**Instructions to follow**
Copy exactly the lines from the beginning of the data down to and including the line holding "15711, 13185, 16027]", without any pictures.

-------- Data --------

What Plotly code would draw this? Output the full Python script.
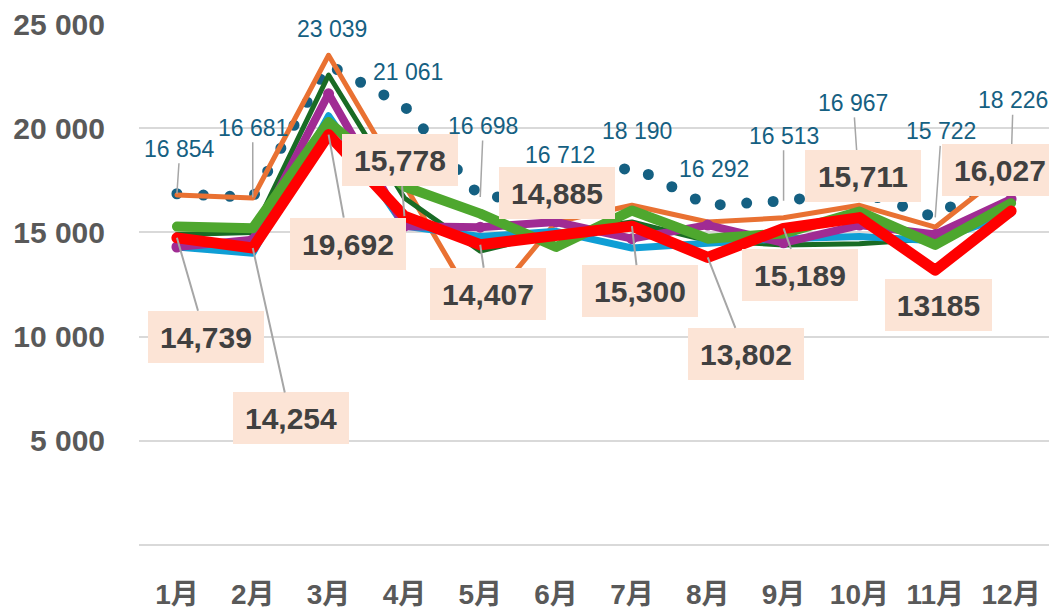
import plotly.graph_objects as go

months = ['1月', '2月', '3月', '4月', '5月', '6月', '7月', '8月', '9月', '10月', '11月', '12月']

series_dotted = [16854, 16681, 23039, 21061, 16698, 16712, 18190, 16292, 16513, 16967, 15722, 18226]
series_orange = [16800, 16650, 23500, 17300, 11100, 15500, 16300, 15500, 15700, 16300, 15250, 18100]
series_dkgreen = [14900, 15000, 22550, 16650, 14100, 15000, 15500, 14600, 14400, 14450, 14700, 16200]
series_blue = [14300, 14000, 20600, 15300, 14800, 15050, 14250, 14500, 14700, 14800, 14600, 15900]
series_purple = [14300, 14650, 21650, 15300, 15250, 15500, 14700, 15350, 14500, 15350, 14900, 16600]
series_ltgreen = [15280, 15200, 20300, 17200, 15900, 14300, 16050, 14700, 14950, 16000, 14400, 16400]
series_red = [14739, 14254, 19692, 15778, 14407, 14885, 15300, 13802, 15189, 15711, 13185, 16027]

red_labels = ['14,739', '14,254', '19,692', '15,778', '14,407', '14,885',
              '15,300', '13,802', '15,189', '15,711', '13185', '16,027']
dotted_labels = [f"{v:,}".replace(',', ' ') for v in series_dotted]

y_tickvals = [0, 5000, 10000, 15000, 20000, 25000]
y_ticktext = ['', '5 000', '10 000', '15 000', '20 000', '25 000']

# label offsets (pixels, from point to label centre)
red_off_x = [28.6, 37.8, 19.9, -4.4, 7.3, 1.4, 7.6, 37.8, 16.9, 3.1, 3.3, -11]
red_off_y = [99, 170.5, 109, -56, 49, -42, 65, 96.5, 46.5, -41.5, 34.6, -41]
red_leader = [True, True, True, True, True, False, True, True, True, False, False, False]
dot_off_x = [3, 0, 3, 4, 3, 4, 5, 6, 0, -6, 6, 2]
dot_off_y = [-45, -69.5, -36, -34, -71, -42, -35, -36.6, -65, -88.5, -86, -65]
dot_leader = [True, True, False, False, True, False, False, False, True, True, True, True]

FONT = "Liberation Sans, Arial, Noto Sans CJK JP, sans-serif"

fig = go.Figure()

fig.add_trace(go.Scatter(x=months, y=series_dotted, mode='lines',
                         line=dict(color='#156082', width=11, dash='11px,15.5px')))
fig.add_trace(go.Scatter(x=months, y=series_orange, mode='lines',
                         line=dict(color='#E97132', width=5)))
fig.add_trace(go.Scatter(x=months, y=series_dkgreen, mode='lines',
                         line=dict(color='#196B24', width=5)))
fig.add_trace(go.Scatter(x=months, y=series_blue, mode='lines',
                         line=dict(color='#0F9ED5', width=7)))
fig.add_trace(go.Scatter(x=months, y=series_purple, mode='lines+markers',
                         line=dict(color='#A02B93', width=8),
                         marker=dict(color='#A02B93', size=11)))
fig.add_trace(go.Scatter(x=months, y=series_ltgreen, mode='lines',
                         line=dict(color='#4EA72E', width=10)))
fig.add_trace(go.Scatter(x=months, y=series_red, mode='lines',
                         line=dict(color='#FF0000', width=11)))

annotations = []
for i, m in enumerate(months):
    annotations.append(dict(
        x=m, y=series_dotted[i], xref='x', yref='y',
        text=dotted_labels[i], showarrow=True, arrowhead=0,
        arrowwidth=1.5,
        arrowcolor='#A6A6A6' if dot_leader[i] else 'rgba(0,0,0,0)',
        ax=dot_off_x[i], ay=dot_off_y[i],
        font=dict(family=FONT, size=23, color='#156082'),
    ))
for i, m in enumerate(months):
    annotations.append(dict(
        x=m, y=series_red[i], xref='x', yref='y',
        text='<b>' + red_labels[i] + '</b>', showarrow=True, arrowhead=0,
        arrowwidth=2,
        arrowcolor='#A6A6A6' if red_leader[i] else 'rgba(0,0,0,0)',
        ax=red_off_x[i], ay=red_off_y[i],
        bgcolor='#FCE4D6', borderpad=0, borderwidth=0,
        width=107 if ',' not in red_labels[i] else 116, height=52,
        font=dict(family=FONT, size=30, color='#404040'),
    ))

fig.update_layout(
    width=1049, height=610,
    margin=dict(l=139, r=0, t=24, b=65),
    paper_bgcolor='white', plot_bgcolor='white',
    showlegend=False,
    annotations=annotations,
    font=dict(family=FONT),
)
fig.update_xaxes(
    type='category', range=[-0.5, 11.5], showgrid=False, zeroline=False,
    showline=False, ticks='',
    tickfont=dict(family=FONT, size=28, color='#595959', weight='bold'),
    ticklabelstandoff=30,
)
fig.update_yaxes(
    range=[0, 25000], tickvals=y_tickvals, ticktext=y_ticktext,
    showgrid=True, gridcolor='#D9D9D9', gridwidth=2,
    zeroline=True, zerolinecolor='#D9D9D9', zerolinewidth=2,
    showline=False, ticks='',
    tickfont=dict(family=FONT, size=30, color='#595959', weight='bold'),
    ticklabelstandoff=33,
)

post = """
document.body.style.margin = '0';
document.body.style.padding = '0';
document.body.style.overflow = 'hidden';
var gd = document.getElementById('{plot_id}');
var traces = gd.querySelectorAll('.scatterlayer .trace');
traces.forEach(function(t, i){
  var p = t.querySelector('path.js-line');
  if(p){
    p.style.strokeLinejoin = 'round';
    p.style.strokeLinecap = 'round';
    if(i === 0){ p.style.strokeDasharray = '0 26.5'; }
  }
});
"""

fig.write_html("out.html", post_script=post, config={'displayModeBar': False})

--------

**Completed exercise**
What Plotly code would draw this? Output the full Python script.
import plotly.graph_objects as go

months = ['1月', '2月', '3月', '4月', '5月', '6月', '7月', '8月', '9月', '10月', '11月', '12月']

series_dotted = [16854, 16681, 23039, 21061, 16698, 16712, 18190, 16292, 16513, 16967, 15722, 18226]
series_orange = [16800, 16650, 23500, 17300, 11100, 15500, 16300, 15500, 15700, 16300, 15250, 18100]
series_dkgreen = [14900, 15000, 22550, 16650, 14100, 15000, 15500, 14600, 14400, 14450, 14700, 16200]
series_blue = [14300, 14000, 20600, 15300, 14800, 15050, 14250, 14500, 14700, 14800, 14600, 15900]
series_purple = [14300, 14650, 21650, 15300, 15250, 15500, 14700, 15350, 14500, 15350, 14900, 16600]
series_ltgreen = [15280, 15200, 20300, 17200, 15900, 14300, 16050, 14700, 14950, 16000, 14400, 16400]
series_red = [14739, 14254, 19692, 15778, 14407, 14885, 15300, 13802, 15189, 15711, 13185, 16027]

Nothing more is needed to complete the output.